[Andersonville Volume 4 by John McElroy]@TWC D-Link bookAndersonville Volume 4 CHAPTER LXXVI 1/17
CHAPTER LXXVI. THE PECULIAR TYPE OF INSANITY PREVALENT AT FLORENCE--BARRETT'S WANTONNESS OF CRUELTY--WE LEARN OF SHERMAN'S ADVANCE INTO SOUTH CAROLINA--THE REBELS BEGIN MOVING THE PRISONERS AWAY--ANDREWS AND I CHANGE OUR TACTICS, AND STAY BEHIND--ARRIVAL OF FIVE PRISONERS FROM SHERMAN'S COMMAND--THEIR UNBOUNDED CONFIDENCE IN SHERMAN'S SUCCESS, AND ITS BENEFICIAL EFFECT UPON US. One terrible phase of existence at Florence was the vast increase of insanity.
We had many insane men at Andersonville, but the type of the derangement was different, partaking more of what the doctors term melancholia.
Prisoners coming in from the front were struck aghast by the horrors they saw everywhere.
Men dying of painful and repulsive diseases lined every step of whatever path they trod; the rations given them were repugnant to taste and stomach; shelter from the fiery sun there was none, and scarcely room enough for them to lie down upon. Under these discouraging circumstances, home-loving, kindly-hearted men, especially those who had passed out of the first flush of youth, and had left wife and children behind when they entered the service, were speedily overcome with despair of surviving until released; their hopelessness fed on the same germs which gave it birth, until it became senseless, vacant-eyed, unreasoning, incurable melancholy, when the victim would lie for hours, without speaking a word, except to babble of home, or would wander aimlessly about the camp--frequently stark naked--until he died or was shot for coming too near the Dead Line. Soldiers must not suppose that this was the same class of weaklings who usually pine themselves into the Hospital within three months after their regiment enters the field.

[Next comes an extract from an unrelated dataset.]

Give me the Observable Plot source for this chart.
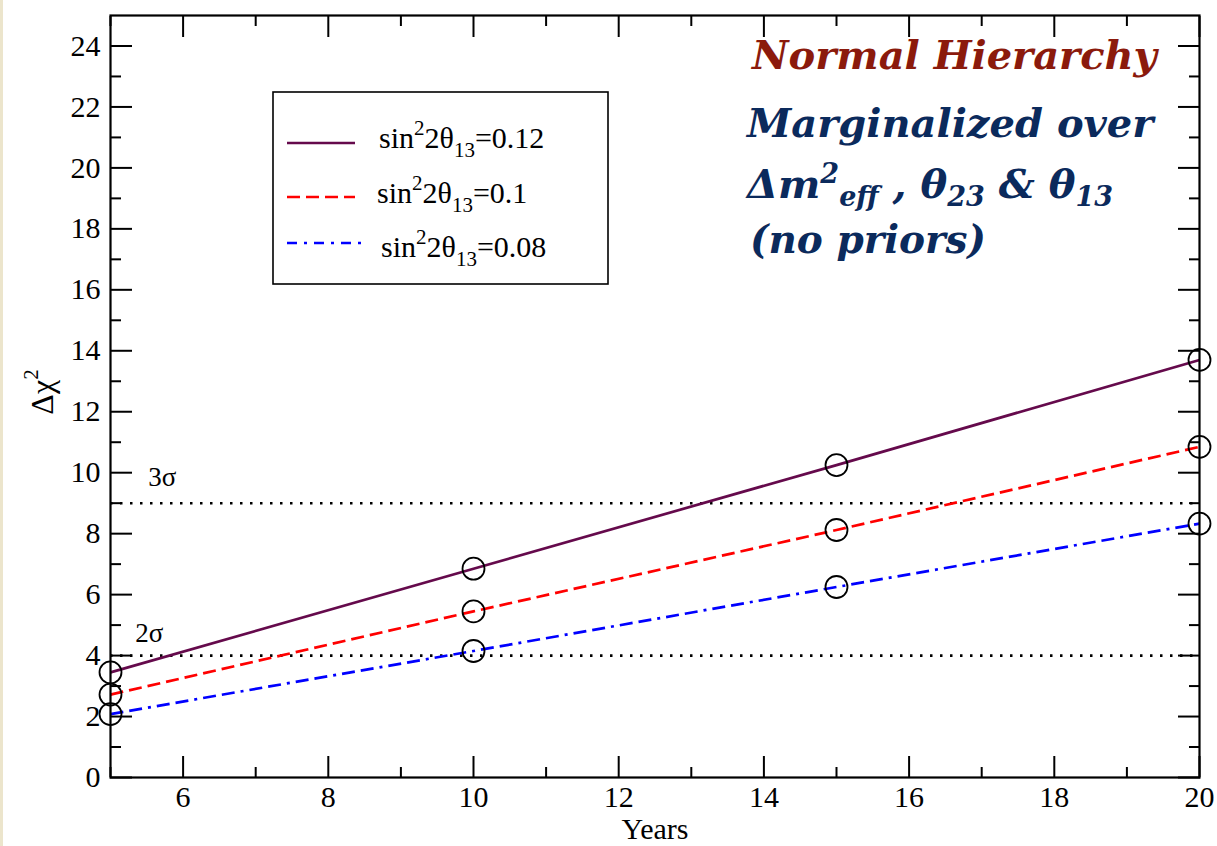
<!DOCTYPE html>
<html>
<head>
<meta charset="utf-8">
<script src="https://cdn.jsdelivr.net/npm/d3@7"></script>
<script src="https://cdn.jsdelivr.net/npm/@observablehq/plot@0.6"></script>
<style>
  html, body { margin: 0; padding: 0; background: #ffffff; }
  body { position: relative; width: 1217px; height: 846px; overflow: hidden; }
  #edge { position: absolute; left: 0; top: 0; width: 3px; height: 846px; background: #ece5cc; }
  #chart { position: absolute; left: 0; top: 0; }
</style>
</head>
<body>
<div id="edge"></div>
<div id="chart"></div>
<script>
// Exposure in years and the Δχ² reached for each value of sin²2θ13
const years = [5, 10, 15, 20];
const chi2_012 = [3.45, 6.85, 10.25, 13.7];
const chi2_010 = [2.72, 5.45, 8.12, 10.85];
const chi2_008 = [2.08, 4.15, 6.25, 8.33];

const seriesValues = ["0.12", "0.1", "0.08"];
const seriesColors = ["#650a4c", "#ff0000", "#0000ff"];
const seriesDashes = [null, "13,6", "13,6,13,6,3,6"];

// Significance thresholds
const sigmaLevels = [4, 9];
const sigmaLabels = ["2σ", "3σ"];
const sigmaLabelX = [5.34, 5.52];
const sigmaLabelY = [4.45, 9.55];

// Axis ticks
const xMajor = [6, 8, 10, 12, 14, 16, 18, 20];
const xMinor = [5, 7, 9, 11, 13, 15, 17, 19];
const yMajor = [0, 2, 4, 6, 8, 10, 12, 14, 16, 18, 20, 22, 24];
const yMinor = [1, 3, 5, 7, 9, 11, 13, 15, 17, 19, 21, 23];

const allSeries = [chi2_012, chi2_010, chi2_008];
const rows = allSeries.flatMap((vals, s) =>
  years.map((yr, i) => ({series: s, year: yr, chi2: vals[i]})));
const sigmaRows = sigmaLevels.map((v, i) => ({level: v, label: sigmaLabels[i], lx: sigmaLabelX[i], ly: sigmaLabelY[i]}));

const serif = "'Liberation Serif', 'Times New Roman', serif";
const tickStyle = {stroke: "black", strokeWidth: 2, fill: "none", label: null};

const lineMarks = allSeries.map((vals, s) =>
  Plot.line(rows.filter(d => d.series === s), {
    x: "year", y: "chi2",
    stroke: seriesColors[s],
    strokeWidth: 2.7,
    strokeDasharray: seriesDashes[s] ?? undefined,
    strokeLinecap: "butt"
  }));

const svg = Plot.plot({
  width: 1217,
  height: 846,
  marginLeft: 110,
  marginRight: 18,
  marginTop: 15,
  marginBottom: 69,
  style: {fontFamily: serif, fontSize: "29px", color: "black", background: "transparent"},
  x: {domain: [5, 20]},
  y: {domain: [0, 25]},
  marks: [
    Plot.ruleY(sigmaRows, {y: "level", stroke: "black", strokeWidth: 2.6, strokeDasharray: "2.5,7.5"}),
    ...lineMarks,
    Plot.dot(rows, {x: "year", y: "chi2", r: 11, stroke: "black", strokeWidth: 1.8, fill: "none"}),
    Plot.text(sigmaRows, {x: "lx", y: "ly", text: "label", textAnchor: "start", lineAnchor: "bottom", fontSize: 27, fill: "black"}),

    // inward ticks on all four sides
    Plot.axisX(xMajor, {anchor: "bottom", tickSize: -21, ...tickStyle}),
    Plot.axisX(xMinor, {anchor: "bottom", tickSize: -10, ...tickStyle}),
    Plot.axisX(xMajor, {anchor: "top", tickSize: -21, ...tickStyle}),
    Plot.axisX(xMinor, {anchor: "top", tickSize: -10, ...tickStyle}),
    Plot.axisY(yMajor, {anchor: "left", tickSize: -22, ...tickStyle}),
    Plot.axisY(yMinor, {anchor: "left", tickSize: -11, ...tickStyle}),
    Plot.axisY(yMajor, {anchor: "right", tickSize: -22, ...tickStyle}),
    Plot.axisY(yMinor, {anchor: "right", tickSize: -11, ...tickStyle}),

    // tick labels
    Plot.axisX(xMajor, {anchor: "bottom", tickSize: 0, tickPadding: 8, stroke: "none", fill: "black", label: null, fontSize: 30}),
    Plot.axisY(yMajor, {anchor: "left", tickSize: 0, tickPadding: 10, stroke: "none", fill: "black", label: null, fontSize: 30}),

    Plot.text(["Years"], {frameAnchor: "bottom", dy: 61, text: d => d, fontSize: 30, lineAnchor: "bottom", fill: "black"}),
    Plot.frame({stroke: "black", strokeWidth: 2.2})
  ]
});

document.getElementById("chart").appendChild(svg);

const root = d3.select(svg);

// y-axis title Δχ²
const yTitle = root.append("text")
  .attr("transform", "translate(53,392) rotate(-90)")
  .attr("text-anchor", "middle")
  .attr("font-family", serif)
  .attr("font-size", 32)
  .attr("fill", "black");
yTitle.append("tspan").text("Δχ");
yTitle.append("tspan").attr("font-size", 21).attr("dy", -15).text("2");

// legend
const legend = root.append("g")
  .attr("font-family", serif)
  .attr("fill", "black")
  .attr("text-anchor", "start");
legend.append("rect")
  .attr("x", 273).attr("y", 92).attr("width", 335).attr("height", 192)
  .attr("fill", "white").attr("stroke", "black").attr("stroke-width", 1.6);

const legendLineY = [143, 197, 243];
const legendTextY = [148, 203, 257];
const legendTextX = [379, 377, 381];
seriesValues.forEach((v, i) => {
  legend.append("line")
    .attr("x1", 287).attr("x2", i === 2 ? 361 : 355)
    .attr("y1", legendLineY[i]).attr("y2", legendLineY[i])
    .attr("stroke", seriesColors[i]).attr("stroke-width", 2.6)
    .attr("stroke-dasharray", i === 2 ? "10,7,3,7" : seriesDashes[i]);
  const t = legend.append("text")
    .attr("x", legendTextX[i]).attr("y", legendTextY[i])
    .attr("font-size", 30);
  t.append("tspan").text("sin");
  t.append("tspan").attr("font-size", 21).attr("dy", -13).text("2");
  t.append("tspan").attr("dy", 13).text("2θ");
  t.append("tspan").attr("font-size", 21).attr("dy", 9).text("13");
  t.append("tspan").attr("dy", -9).text("=" + v);
});

// annotation block
const note = root.append("g")
  .attr("font-family", "'DejaVu Serif', serif")
  .attr("font-weight", "bold")
  .attr("font-style", "italic")
  .attr("text-anchor", "start");
note.append("text").attr("x", 752).attr("y", 69).attr("font-size", 40)
  .attr("fill", "#8b1a0c").text("Normal Hierarchy");
const navy = "#0b2a5c";
note.append("text").attr("x", 747).attr("y", 137).attr("font-size", 40)
  .attr("fill", navy).text("Marginalized over");
const l3 = note.append("text").attr("x", 747).attr("y", 198).attr("font-size", 40).attr("fill", navy);
l3.append("tspan").text("Δm");
l3.append("tspan").attr("font-size", 27).attr("dy", -15).text("2");
l3.append("tspan").attr("font-size", 27).attr("dy", 23).text("eff");
l3.append("tspan").attr("dy", -8).text(" , θ");
l3.append("tspan").attr("font-size", 27).attr("dy", 8).text("23");
l3.append("tspan").attr("dy", -8).text(" & θ");
l3.append("tspan").attr("font-size", 27).attr("dy", 8).text("13");
note.append("text").attr("x", 750).attr("y", 253).attr("font-size", 39)
  .attr("fill", navy).text("(no priors)");
</script>
</body>
</html>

They were as a rule, made up of seasoned soldiery, who had become inured to the dangers and hardships of active service, and were not likely to sink down under any ordinary trials. The insane of Florence were of a different class; they were the boys who had laughed at such a yielding to adversity in Andersonville, and felt a lofty pity for the misfortunes of those who succumbed so.